A.S. King (opening keynote address):
Winner of the Michael L. Printz Honor, The Los Angeles Times Book Prize, The Amelia Walden Award, and The Carolyn Field Award, A.S. King writes young adult novels and short fiction. Her book “I Crawl Through It” was named one of the 50 Best YA Books of All Time by “Booklist.”
Her other YA novels include: “Please Ignore Vera Dietz” (2010), “Everybody Sees the Ants” (2011), “Ask the Passengers” (2012), “Reality Boy” (2013), “Glory O’Brien’s History of the Future” (2014), “I Crawl Through It” (2015), “Still Life with Tornado” (2016), and “The Dust of 100 Dogs,” (2009 & 2017).
King’s YA novels deal with identity and self-discovery, family, choices and consequences, and love. In a “Hub” interview (www.yalsa.ala.org/thehub), she talks about not consciously writing to a theme, but rather, writing personal books that are true emotions superimposed onto people she’s never met before.
Known for her experimental style, unconventional structures, and using magical realism in her work, King is recognized for stepping outside of an often formulaic genre. The “New York Times Book Review” described her as “One of the best YA writers working today. She captures the disorientation of adolescence brilliantly.”
Her work ranges from short stories for adults, often found in anthologies, to full-length novels. Her first middle-grade novel, “Me and Marvin Gardens,” was published in 2017 under the name Amy Sarig King.
King, who resides in Lititz, PA, is a faculty member of the Writing for Children and Young Adults MFA program at Vermont College of Fine Arts.
Mark Weakland (closing keynote address):
Mark Weakland, from Holsopple, PA, is an award-winning children’s book author who incorporates his expertise as a teacher, reading specialist, and musician into his work.
With nearly 50 books to his credit, Weakland’s work spans children’s fiction, teacher books, and supporting materials. His books have won the Green Prize for Sustainable Fiction (“Onion Juice, Poop, and other Surprising Sources of Alternative Energy”), a Eureka Nonfiction Children’s Book Award (“Bubble Float, Bubbles Pop”), a Parents’ Choice Audio Book award (“Delicious Chocolate Donut (and Other Off-Kilter Poems)”), and a Child Magazine’s Creative Child Award (nonfiction). His Capstone Press and Picture Window Books include collaborations with Sports Illustrated and Warner Brothers. He has teacher resource books published with Kagan Publishing and The International Reading Association.
A national and regional teacher and consultant, Weakland works with students, teachers, and administrators to create effective literacy programs as well as authentic and extended reading and writing experiences.

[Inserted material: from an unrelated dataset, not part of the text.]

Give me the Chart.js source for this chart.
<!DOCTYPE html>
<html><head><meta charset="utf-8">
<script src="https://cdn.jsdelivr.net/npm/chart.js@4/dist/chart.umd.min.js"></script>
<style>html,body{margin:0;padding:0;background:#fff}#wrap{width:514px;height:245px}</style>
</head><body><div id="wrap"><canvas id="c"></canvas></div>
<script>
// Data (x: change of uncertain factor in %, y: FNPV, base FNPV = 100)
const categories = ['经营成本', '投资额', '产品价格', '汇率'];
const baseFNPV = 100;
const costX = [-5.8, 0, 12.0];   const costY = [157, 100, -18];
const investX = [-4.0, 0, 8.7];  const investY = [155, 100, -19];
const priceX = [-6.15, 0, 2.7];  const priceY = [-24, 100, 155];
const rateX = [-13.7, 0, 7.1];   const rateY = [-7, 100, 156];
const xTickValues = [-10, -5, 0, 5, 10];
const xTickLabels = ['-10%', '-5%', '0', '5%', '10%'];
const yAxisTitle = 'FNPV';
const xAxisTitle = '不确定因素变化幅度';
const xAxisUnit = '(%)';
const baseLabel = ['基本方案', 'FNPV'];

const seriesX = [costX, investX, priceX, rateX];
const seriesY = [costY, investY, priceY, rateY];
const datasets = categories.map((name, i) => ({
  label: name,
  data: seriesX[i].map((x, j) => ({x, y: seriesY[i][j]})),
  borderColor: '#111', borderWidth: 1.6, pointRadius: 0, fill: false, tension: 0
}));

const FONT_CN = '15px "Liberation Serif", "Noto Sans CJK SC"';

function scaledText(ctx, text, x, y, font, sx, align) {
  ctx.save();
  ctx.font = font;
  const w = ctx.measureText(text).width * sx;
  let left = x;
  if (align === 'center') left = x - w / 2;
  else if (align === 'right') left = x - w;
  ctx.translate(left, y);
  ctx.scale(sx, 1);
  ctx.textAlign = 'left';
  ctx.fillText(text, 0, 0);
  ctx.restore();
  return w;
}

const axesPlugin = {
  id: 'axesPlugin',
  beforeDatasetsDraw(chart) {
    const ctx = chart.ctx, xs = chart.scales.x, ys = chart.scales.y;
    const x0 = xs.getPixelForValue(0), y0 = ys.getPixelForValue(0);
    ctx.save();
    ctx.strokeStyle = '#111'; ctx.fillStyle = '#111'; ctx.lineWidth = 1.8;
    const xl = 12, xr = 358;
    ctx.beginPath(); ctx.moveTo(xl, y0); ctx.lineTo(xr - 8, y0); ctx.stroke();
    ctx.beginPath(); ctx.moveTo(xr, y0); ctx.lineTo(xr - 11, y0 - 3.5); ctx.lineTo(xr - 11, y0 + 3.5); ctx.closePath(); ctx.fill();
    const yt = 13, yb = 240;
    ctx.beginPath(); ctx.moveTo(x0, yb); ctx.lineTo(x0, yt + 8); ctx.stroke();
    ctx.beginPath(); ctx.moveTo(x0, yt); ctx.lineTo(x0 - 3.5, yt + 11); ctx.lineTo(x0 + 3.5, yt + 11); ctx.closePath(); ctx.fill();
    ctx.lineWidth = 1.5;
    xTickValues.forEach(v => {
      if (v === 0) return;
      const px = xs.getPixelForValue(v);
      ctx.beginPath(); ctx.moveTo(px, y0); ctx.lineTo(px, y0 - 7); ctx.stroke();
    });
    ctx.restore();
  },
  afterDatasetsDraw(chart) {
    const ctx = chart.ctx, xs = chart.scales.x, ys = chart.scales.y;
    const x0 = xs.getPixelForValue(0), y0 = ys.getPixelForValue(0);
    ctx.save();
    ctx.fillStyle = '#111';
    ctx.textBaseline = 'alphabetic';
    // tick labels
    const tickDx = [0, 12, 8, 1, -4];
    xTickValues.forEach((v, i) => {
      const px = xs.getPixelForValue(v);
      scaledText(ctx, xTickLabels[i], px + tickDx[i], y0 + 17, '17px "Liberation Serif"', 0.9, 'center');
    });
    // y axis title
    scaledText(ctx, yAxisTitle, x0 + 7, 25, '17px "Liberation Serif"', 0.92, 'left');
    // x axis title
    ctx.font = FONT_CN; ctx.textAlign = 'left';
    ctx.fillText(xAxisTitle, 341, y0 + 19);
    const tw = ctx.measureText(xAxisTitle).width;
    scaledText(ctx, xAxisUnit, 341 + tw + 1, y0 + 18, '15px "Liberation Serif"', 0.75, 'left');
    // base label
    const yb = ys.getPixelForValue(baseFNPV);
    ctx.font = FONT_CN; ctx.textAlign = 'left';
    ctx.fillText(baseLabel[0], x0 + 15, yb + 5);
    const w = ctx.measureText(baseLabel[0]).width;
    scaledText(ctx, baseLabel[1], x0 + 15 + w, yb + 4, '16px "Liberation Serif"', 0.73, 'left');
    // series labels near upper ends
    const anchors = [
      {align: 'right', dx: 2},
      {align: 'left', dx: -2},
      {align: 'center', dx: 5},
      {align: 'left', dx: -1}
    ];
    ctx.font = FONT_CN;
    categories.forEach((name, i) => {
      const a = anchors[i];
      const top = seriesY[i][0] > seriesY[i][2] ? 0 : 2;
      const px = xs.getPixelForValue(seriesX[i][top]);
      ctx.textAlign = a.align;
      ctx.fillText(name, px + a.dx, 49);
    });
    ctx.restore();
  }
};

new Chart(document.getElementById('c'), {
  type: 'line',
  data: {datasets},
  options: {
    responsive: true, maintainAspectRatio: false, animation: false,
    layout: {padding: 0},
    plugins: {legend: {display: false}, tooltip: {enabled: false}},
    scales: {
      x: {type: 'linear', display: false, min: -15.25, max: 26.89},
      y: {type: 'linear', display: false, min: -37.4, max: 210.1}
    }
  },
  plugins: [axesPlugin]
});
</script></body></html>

He strives to bring encouraging, practical, and achievable solutions for literacy issues, whether speaking at national conventions or working with regional school districts.
Pragmatic solutions based on research and best-practices are his goal for both teachers and administrators. His workshops, presentations, and job-embedded residencies address elementary writing programs, core-reading programs, student-used metacognition strategies, and instructional techniques that build on music and movement.

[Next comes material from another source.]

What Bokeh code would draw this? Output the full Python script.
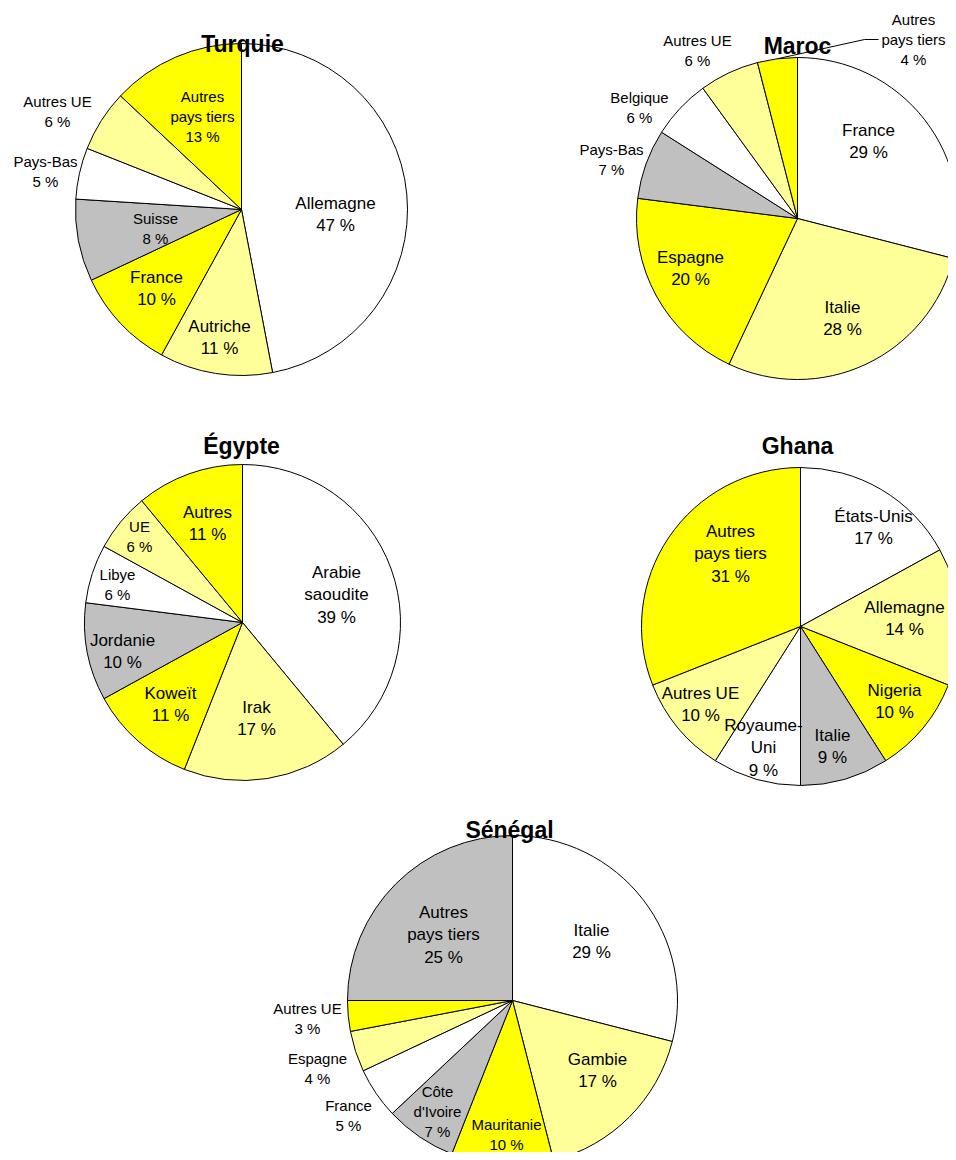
import math
from bokeh.plotting import figure
from bokeh.models import Range1d, ColumnDataSource
from bokeh.core.properties import value
from bokeh.embed import file_html
from bokeh.resources import INLINE

# ---------------- data ----------------
WHITE = "#FFFFFF"
LIGHT = "#FFFF99"
YELLOW = "#FFFF00"
GREY = "#C0C0C0"

turquie_names = ["Allemagne", "Autriche", "France", "Suisse", "Pays-Bas", "Autres UE", "Autres pays tiers"]
turquie_values = [47, 11, 10, 8, 5, 6, 13]
turquie_colors = [WHITE, LIGHT, YELLOW, GREY, WHITE, LIGHT, YELLOW]

maroc_names = ["France", "Italie", "Espagne", "Pays-Bas", "Belgique", "Autres UE", "Autres pays tiers"]
maroc_values = [29, 28, 20, 7, 6, 6, 4]
maroc_colors = [WHITE, LIGHT, YELLOW, GREY, WHITE, LIGHT, YELLOW]

egypte_names = ["Arabie saoudite", "Irak", "Koweït", "Jordanie", "Libye", "UE", "Autres"]
egypte_values = [39, 17, 11, 10, 6, 6, 11]
egypte_colors = [WHITE, LIGHT, YELLOW, GREY, WHITE, LIGHT, YELLOW]

ghana_names = ["États-Unis", "Allemagne", "Nigeria", "Italie", "Royaume-Uni", "Autres UE", "Autres pays tiers"]
ghana_values = [17, 14, 10, 9, 9, 10, 31]
ghana_colors = [WHITE, LIGHT, YELLOW, GREY, WHITE, LIGHT, YELLOW]

senegal_names = ["Italie", "Gambie", "Mauritanie", "Côte d'Ivoire", "France", "Espagne", "Autres UE", "Autres pays tiers"]
senegal_values = [29, 17, 10, 7, 5, 4, 3, 25]
senegal_colors = [WHITE, LIGHT, YELLOW, GREY, WHITE, LIGHT, YELLOW, GREY]

# line breaks used in the labels
BREAKS = {
    "Autres pays tiers": ["Autres", "pays tiers"],
    "Arabie saoudite": ["Arabie", "saoudite"],
    "Royaume-Uni": ["Royaume-", "Uni"],
    "Côte d'Ivoire": ["Côte", "d'Ivoire"],
}

# ---------------- layout (screen pixels) ----------------
# label centre (x, y) and font size per slice
turquie_lab = [(335, 214, 17), (219, 337, 17), (156, 288, 17), (155, 228, 15),
               (45, 171, 15), (57, 111, 15), (202, 116, 15)]
maroc_lab = [(868, 141, 17), (842, 318, 17), (690, 268, 17), (611, 159, 15),
             (639, 107, 15), (697, 50, 15), (913, 39, 15)]
egypte_lab = [(336, 594, 17), (256, 718, 17), (170, 704, 17), (122, 651, 17),
              (117, 584, 15), (139, 536, 15), (207, 523, 17)]
ghana_lab = [(873, 527, 17), (904, 618, 17), (894, 701, 17), (832, 746, 17),
             (763, 747, 17), (700, 704, 17), (730, 553, 17)]
senegal_lab = [(591, 941, 17), (597, 1070, 17), (506, 1134, 15), (437, 1111, 15),
               (348, 1115, 15), (317, 1068, 15), (307, 1018, 15), (443, 934, 17)]

PIES = [
    dict(title="Turquie", names=turquie_names, values=turquie_values, colors=turquie_colors,
         cx=241, cy=209, r=166, tx=242, ty=43, labels=turquie_lab),
    dict(title="Maroc", names=maroc_names, values=maroc_values, colors=maroc_colors,
         cx=797, cy=218, r=161, tx=797, ty=45, labels=maroc_lab,
         leader=(6, [(864, 39), (878, 39)])),
    dict(title="Égypte", names=egypte_names, values=egypte_values, colors=egypte_colors,
         cx=242, cy=622, r=158, tx=241, ty=445, labels=egypte_lab),
    dict(title="Ghana", names=ghana_names, values=ghana_values, colors=ghana_colors,
         cx=800, cy=626, r=159, tx=797, ty=445, labels=ghana_lab),
    dict(title="Sénégal", names=senegal_names, values=senegal_values, colors=senegal_colors,
         cx=512, cy=1000, r=165, tx=509, ty=829, labels=senegal_lab),
]

W, H = 948, 1152


def Y(s):
    return H - s


p = figure(width=W, height=H, x_range=Range1d(0, W), y_range=Range1d(0, H),
           output_backend="svg", toolbar_location=None,
           x_axis_location=None, y_axis_location=None, min_border=0)
p.grid.visible = False
p.outline_line_color = None
p.background_fill_color = "white"

FONT = value("Liberation Sans")

for pie in PIES:
    vals = pie["values"]
    tot = float(sum(vals))
    cum = [0.0]
    for v in vals:
        cum.append(cum[-1] + v / tot)
    starts = [math.pi / 2 - 2 * math.pi * c for c in cum[:-1]]
    ends = [math.pi / 2 - 2 * math.pi * c for c in cum[1:]]
    src = ColumnDataSource(dict(x=[pie["cx"]] * len(vals), y=[Y(pie["cy"])] * len(vals),
                                start=starts, end=ends, color=pie["colors"]))
    p.wedge(x="x", y="y", radius=pie["r"], radius_units="screen",
            start_angle="start", end_angle="end", direction="clock",
            fill_color="color", line_color="black", line_width=1, source=src)

    # leader line
    if "leader" in pie:
        idx, pts = pie["leader"]
        mid = (cum[idx] + cum[idx + 1]) / 2 * 2 * math.pi
        sx = pie["cx"] + pie["r"] * math.sin(mid)
        sy = pie["cy"] - pie["r"] * math.cos(mid)
        xs = [sx] + [q[0] for q in pts]
        ys = [Y(sy)] + [Y(q[1]) for q in pts]
        p.line(xs, ys, line_color="black", line_width=1)

    # labels
    for name, v, (lx, ly, fs) in zip(pie["names"], vals, pie["labels"]):
        lines = BREAKS.get(name, [name]) + [f"{v} %"]
        n = len(lines)
        sp = 22.5 if fs == 17 else 20
        xs, ys, ts = [], [], []
        for i, t in enumerate(lines):
            xs.append(lx)
            ys.append(Y(ly + (i - (n - 1) / 2) * sp))
            ts.append(t)
        p.text(x=xs, y=ys, text=ts, text_font=FONT, text_font_size=f"{fs}px",
               text_color="black", text_align="center", text_baseline="middle")

    # title
    p.text(x=[pie["tx"]], y=[Y(pie["ty"])], text=[pie["title"]], text_font=FONT,
           text_font_size="23px", text_font_style="bold", text_color="black",
           text_align="center", text_baseline="alphabetic")

open("out.html", "w").write(file_html(p, INLINE))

Weakland holds a master’s of education degree from the University of Pittsburgh. A recipient of an Owens Fellowship, he studied in Japan under the auspices of the Japanese Fulbright Memorial Fund. His teaching certifications include reading specialist, special education, elementary education, and general science.

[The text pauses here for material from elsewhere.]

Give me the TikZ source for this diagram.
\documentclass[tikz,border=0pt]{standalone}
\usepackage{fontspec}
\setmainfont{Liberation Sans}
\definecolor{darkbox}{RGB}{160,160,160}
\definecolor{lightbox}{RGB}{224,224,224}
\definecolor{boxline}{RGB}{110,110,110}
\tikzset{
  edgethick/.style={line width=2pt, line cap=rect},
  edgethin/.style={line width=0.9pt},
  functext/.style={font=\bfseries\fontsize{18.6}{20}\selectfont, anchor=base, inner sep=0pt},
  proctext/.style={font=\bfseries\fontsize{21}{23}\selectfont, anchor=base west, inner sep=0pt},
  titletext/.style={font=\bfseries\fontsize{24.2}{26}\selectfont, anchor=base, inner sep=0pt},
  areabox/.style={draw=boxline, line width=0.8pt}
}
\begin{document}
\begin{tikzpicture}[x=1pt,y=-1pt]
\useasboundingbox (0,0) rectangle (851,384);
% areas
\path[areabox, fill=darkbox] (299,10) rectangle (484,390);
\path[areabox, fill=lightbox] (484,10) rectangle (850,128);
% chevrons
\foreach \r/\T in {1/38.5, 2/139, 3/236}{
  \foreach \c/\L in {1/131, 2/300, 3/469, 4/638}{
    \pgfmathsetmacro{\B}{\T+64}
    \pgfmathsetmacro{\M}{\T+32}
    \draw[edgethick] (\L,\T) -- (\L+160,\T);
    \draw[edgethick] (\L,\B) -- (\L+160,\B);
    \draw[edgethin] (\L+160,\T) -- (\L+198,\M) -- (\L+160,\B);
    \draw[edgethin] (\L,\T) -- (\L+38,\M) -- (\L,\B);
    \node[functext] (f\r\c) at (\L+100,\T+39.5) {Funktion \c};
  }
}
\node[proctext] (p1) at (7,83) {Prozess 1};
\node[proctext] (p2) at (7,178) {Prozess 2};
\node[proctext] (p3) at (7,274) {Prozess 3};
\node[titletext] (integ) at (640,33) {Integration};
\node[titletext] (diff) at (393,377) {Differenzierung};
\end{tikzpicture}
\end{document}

Founded in 1963, the University of Pittsburgh at Greensburg is a publicly assisted, four-year, liberal arts college in southwestern Pennsylvania. Pitt-Greensburg offers 29 baccalaureate degree programs, including new majors in Nursing, Healthcare Management, Public Policy, and Education, as well as 24 minors and five certificate programs. With nearly 1,500 students, more than 10,000 alumni, and faculty and staff numbering 260, Pitt-Greensburg provides a vibrant, diverse community that is a dynamic model of a 21st century liberal arts education. As part of the University of Pittsburgh system, Pitt-Greensburg offers the resources of a world-renowned university combined with the individualized and immersive experiences of a small liberal arts college. Creativity and an entrepreneurial spirit permeate the campus and extend into its many collaborative projects with the Westmoreland County community.